Displays in series of prior-art switchable mirrors, and mechanically moveable mirrors are also reported. Displays include television, computer monitor, to name a few. The technologies for those prior-art switchable mirrors include Electrochromic (EC), Suspended particle devices (SPDs), Thermochromics (TC), and Reversible electrochemical mirror (REM).

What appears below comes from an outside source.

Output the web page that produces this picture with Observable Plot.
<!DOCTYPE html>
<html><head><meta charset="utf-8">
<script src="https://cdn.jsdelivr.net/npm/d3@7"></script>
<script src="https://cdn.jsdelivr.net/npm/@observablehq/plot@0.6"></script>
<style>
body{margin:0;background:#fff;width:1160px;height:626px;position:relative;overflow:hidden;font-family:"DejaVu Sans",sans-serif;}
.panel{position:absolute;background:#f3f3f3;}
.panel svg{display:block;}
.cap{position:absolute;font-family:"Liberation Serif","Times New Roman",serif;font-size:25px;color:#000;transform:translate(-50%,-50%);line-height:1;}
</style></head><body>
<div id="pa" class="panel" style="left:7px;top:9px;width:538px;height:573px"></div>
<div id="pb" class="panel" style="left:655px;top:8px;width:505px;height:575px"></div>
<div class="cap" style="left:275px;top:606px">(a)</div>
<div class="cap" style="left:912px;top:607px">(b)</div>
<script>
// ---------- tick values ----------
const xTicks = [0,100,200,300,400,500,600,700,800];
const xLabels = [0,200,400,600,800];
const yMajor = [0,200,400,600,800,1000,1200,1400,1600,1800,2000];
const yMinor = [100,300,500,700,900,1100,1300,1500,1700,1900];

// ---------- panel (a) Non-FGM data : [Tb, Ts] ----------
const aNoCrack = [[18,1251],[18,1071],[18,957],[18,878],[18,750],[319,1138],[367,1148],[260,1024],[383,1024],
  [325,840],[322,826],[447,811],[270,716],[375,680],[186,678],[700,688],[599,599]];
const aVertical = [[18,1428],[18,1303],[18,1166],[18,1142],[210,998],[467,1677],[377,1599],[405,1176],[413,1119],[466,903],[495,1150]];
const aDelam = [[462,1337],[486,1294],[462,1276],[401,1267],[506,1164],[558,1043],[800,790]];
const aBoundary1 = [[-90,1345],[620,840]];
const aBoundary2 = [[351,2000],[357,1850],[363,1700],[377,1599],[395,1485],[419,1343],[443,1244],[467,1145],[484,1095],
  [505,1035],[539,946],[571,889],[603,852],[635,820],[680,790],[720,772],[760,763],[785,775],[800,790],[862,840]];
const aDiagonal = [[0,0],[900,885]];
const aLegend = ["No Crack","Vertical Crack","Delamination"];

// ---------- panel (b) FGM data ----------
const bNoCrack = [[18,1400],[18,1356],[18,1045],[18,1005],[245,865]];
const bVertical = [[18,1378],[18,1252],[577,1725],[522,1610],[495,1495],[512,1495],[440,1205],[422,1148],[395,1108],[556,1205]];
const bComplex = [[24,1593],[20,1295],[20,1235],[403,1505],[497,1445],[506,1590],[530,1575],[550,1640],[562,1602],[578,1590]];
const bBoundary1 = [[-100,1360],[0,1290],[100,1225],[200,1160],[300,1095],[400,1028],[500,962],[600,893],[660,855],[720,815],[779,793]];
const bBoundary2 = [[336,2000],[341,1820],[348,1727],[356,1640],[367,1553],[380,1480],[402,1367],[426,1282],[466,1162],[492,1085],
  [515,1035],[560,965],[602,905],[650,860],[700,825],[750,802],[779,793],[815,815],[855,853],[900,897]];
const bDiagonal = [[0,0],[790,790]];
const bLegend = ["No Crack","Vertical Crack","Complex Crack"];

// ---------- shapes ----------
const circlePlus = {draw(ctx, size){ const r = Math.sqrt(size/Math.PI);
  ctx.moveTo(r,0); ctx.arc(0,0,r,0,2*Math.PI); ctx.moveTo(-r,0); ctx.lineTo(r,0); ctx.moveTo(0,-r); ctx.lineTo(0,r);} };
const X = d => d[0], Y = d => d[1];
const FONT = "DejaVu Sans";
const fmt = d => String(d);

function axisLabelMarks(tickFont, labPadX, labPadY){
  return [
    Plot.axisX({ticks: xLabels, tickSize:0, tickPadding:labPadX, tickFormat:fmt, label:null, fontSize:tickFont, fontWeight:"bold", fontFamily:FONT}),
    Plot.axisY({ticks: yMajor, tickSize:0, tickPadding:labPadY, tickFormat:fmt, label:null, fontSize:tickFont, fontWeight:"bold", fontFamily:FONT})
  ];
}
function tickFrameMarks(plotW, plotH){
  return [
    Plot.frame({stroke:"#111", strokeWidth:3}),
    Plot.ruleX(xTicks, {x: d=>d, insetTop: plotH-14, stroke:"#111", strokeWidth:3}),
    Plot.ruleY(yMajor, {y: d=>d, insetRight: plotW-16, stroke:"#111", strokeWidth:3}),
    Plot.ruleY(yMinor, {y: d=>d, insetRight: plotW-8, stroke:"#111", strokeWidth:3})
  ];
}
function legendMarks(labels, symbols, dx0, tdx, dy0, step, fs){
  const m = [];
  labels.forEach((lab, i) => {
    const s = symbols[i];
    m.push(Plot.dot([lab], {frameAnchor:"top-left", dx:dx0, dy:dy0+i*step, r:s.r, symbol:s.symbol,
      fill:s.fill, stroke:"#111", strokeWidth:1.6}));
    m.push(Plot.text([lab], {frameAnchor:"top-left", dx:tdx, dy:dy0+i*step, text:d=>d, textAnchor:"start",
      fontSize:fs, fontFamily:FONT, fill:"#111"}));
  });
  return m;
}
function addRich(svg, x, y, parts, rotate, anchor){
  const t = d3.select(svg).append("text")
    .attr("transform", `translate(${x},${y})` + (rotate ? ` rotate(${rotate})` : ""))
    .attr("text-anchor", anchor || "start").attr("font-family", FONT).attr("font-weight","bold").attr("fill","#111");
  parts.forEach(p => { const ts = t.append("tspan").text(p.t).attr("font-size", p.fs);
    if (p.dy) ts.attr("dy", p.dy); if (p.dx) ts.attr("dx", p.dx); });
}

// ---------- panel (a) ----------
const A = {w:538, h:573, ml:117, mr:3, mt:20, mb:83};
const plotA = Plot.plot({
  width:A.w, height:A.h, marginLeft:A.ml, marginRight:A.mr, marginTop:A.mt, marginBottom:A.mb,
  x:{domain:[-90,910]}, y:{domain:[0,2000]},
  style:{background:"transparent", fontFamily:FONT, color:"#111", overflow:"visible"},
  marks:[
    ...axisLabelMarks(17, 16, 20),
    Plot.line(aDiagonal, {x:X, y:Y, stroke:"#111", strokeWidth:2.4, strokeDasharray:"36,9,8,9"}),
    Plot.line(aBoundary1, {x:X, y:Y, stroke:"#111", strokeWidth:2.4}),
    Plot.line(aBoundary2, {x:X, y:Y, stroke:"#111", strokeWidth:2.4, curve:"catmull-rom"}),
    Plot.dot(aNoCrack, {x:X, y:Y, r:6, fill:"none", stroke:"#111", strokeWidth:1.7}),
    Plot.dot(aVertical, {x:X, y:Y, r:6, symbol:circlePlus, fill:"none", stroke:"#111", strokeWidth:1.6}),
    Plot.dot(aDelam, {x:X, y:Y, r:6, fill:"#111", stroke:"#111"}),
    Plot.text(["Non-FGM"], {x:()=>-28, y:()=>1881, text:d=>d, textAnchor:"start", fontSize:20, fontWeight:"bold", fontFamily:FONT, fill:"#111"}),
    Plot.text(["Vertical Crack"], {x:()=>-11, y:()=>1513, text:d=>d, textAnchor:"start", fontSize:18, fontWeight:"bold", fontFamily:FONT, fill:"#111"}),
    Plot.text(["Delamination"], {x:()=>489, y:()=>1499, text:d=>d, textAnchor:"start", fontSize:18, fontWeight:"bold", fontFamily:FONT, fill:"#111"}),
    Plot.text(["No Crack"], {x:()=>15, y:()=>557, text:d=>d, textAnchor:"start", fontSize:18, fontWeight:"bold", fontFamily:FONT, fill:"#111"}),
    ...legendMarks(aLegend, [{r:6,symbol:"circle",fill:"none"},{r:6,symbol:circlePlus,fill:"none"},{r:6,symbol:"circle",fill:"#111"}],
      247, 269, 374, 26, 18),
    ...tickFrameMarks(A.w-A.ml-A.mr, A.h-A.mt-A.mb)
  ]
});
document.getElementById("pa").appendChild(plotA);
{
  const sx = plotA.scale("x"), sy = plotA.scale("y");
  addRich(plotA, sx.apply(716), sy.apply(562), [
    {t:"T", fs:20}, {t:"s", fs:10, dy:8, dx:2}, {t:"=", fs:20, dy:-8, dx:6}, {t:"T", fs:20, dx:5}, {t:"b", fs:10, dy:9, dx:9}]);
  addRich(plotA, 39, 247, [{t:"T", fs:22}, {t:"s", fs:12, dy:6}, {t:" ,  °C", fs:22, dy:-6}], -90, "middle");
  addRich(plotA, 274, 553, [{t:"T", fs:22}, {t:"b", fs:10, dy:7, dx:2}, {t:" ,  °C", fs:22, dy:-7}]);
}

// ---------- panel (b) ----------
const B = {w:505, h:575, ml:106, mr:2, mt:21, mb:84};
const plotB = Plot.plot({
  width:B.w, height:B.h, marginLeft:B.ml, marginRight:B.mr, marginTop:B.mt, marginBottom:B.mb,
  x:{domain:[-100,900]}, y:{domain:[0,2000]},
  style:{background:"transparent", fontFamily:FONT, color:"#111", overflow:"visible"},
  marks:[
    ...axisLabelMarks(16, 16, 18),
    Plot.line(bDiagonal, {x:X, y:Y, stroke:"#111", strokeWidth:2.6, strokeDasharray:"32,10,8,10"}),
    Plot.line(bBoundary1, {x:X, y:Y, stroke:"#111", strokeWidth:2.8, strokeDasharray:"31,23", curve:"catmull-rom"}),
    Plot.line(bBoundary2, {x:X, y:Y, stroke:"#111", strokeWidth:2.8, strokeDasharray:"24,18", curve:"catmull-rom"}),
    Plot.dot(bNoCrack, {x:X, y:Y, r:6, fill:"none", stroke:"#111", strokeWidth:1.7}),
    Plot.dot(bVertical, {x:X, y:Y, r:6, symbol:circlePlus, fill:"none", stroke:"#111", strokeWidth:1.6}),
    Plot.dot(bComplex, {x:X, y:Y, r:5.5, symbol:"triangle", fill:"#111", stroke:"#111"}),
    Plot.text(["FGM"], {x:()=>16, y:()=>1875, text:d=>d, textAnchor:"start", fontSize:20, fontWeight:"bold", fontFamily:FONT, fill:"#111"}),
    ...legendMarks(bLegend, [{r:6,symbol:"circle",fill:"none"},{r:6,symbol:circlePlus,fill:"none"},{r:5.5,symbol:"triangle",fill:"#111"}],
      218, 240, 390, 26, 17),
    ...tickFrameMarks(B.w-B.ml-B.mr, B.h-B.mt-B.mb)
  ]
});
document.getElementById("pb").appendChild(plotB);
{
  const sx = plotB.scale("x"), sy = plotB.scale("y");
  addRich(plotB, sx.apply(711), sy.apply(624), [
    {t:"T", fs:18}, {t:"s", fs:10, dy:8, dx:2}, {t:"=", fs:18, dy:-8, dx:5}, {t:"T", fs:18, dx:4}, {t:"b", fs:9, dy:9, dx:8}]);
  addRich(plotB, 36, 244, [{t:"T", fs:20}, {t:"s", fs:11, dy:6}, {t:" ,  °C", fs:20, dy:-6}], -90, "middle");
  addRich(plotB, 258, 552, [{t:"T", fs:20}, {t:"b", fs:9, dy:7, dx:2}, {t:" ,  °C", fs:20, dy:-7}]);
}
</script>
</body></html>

Electrochromic (EC) material changes its opacity between a colored, translucent state (usually blue) and a transparent state under a burst of electricity, controlling the amount of light and heat passing through. No electricity is needed for maintaining the particular shade. Recent advances in EC materials pertaining to transition-metal hydride electrochromics have led to the development of reflective hydrides, which become reflective rather than absorbing, and thus switch states between transparent and mirror-like. For example, National Institute of Advanced Industrial Science and Technology (AIST), Japan, announced such kind film.1 However, its IR clear state transmittance is only limited to 38%. Moreover, it attenuates visible light significantly, up to 55%. Also, it takes long time to transition from one state to another, in several minutes. A typical mirror is developed by Lawrence Berkeley National Laboratory.2 EC based smart glazing are being developed by SAGE. 1 http:/www.aist.go.jp/aist_e/latest_research/2007/20071213/20071213.html2 “Sb—Cu—Li electrochromic minors”, Gao Liu, Thomas J. Richardson, Solar Energy Materials & Solar Cells 86 (2005) 113-121
Suspended particle devices (SPDs)3 consist of rod-like particles suspended in a fluid. Research Frontiers is the developer. Under zero voltage, the particles are arranged in random orientations and tend to absorb light. When voltage is applied, the particles align and let light pass. SPDs can be dimmed, and allow control of the amount of light and heat passing through. A constant electrical current is required to keep the SPD smart window in transparent stage. It limits only 51% transmittance in clear state. 3 http://www.businesswire.com/portal/site/google/?ndmViewId=news&newsId=20090611006077&newsLang=en
Thermochromics (TC) material changes color with temperature. RavenBrick4 has developed a new TC material. It darkens in response to an increase in the temperature of the window without an electric current or human intervention. Unfortunately, its clear state transmittance is only around 40%. 4 http://www.ravenbrick.com/
Reversible electrochemical mirror (REM),5 as developed by Rockwell Scientific, is based on reversible electro-plating deposition of silver (Ag+/Ag). Via applying DC voltage, a layer of silver can be deposited onto the inner surface of glass substrate to form a reflective mirror to reject sunlight and heat. Under a reverse DC voltage which dissolves the silver layer, the mirror becomes transparent allowing solar heating through the window. 5“Efficient Adjustable Reflectivity Smart Window”, Morgan Tench, http://www.govforums.org/e&w/documents/Rockwell.pdf
U.S. Pat. No. 6,674,505 which is incorporated by reference in its entirety which discloses a device and method of manufacturing a single layer multi-state ultra-fast cholesteric liquid crystal (CLC) includes two optically transparent states with a liquid crystal arranged therebetween, and changing the optical states of the liquid crystal ranging from one state to any combination of broadband reflection, tunable narrow band reflection, light scattering, and transparency in accordance with a voltage applied to the device. A surfactant can be added to reduce the response time and a dichroic dye may be added to include the property of light absorption and reduce the bandwidth. The device can provide any and all of the aforementioned optical states for infrared light, visible light, and ultra-violet light. The desired outputs can be formed according to need, so that predetermined optical states can operate with either no voltage or a particular voltage or voltage range.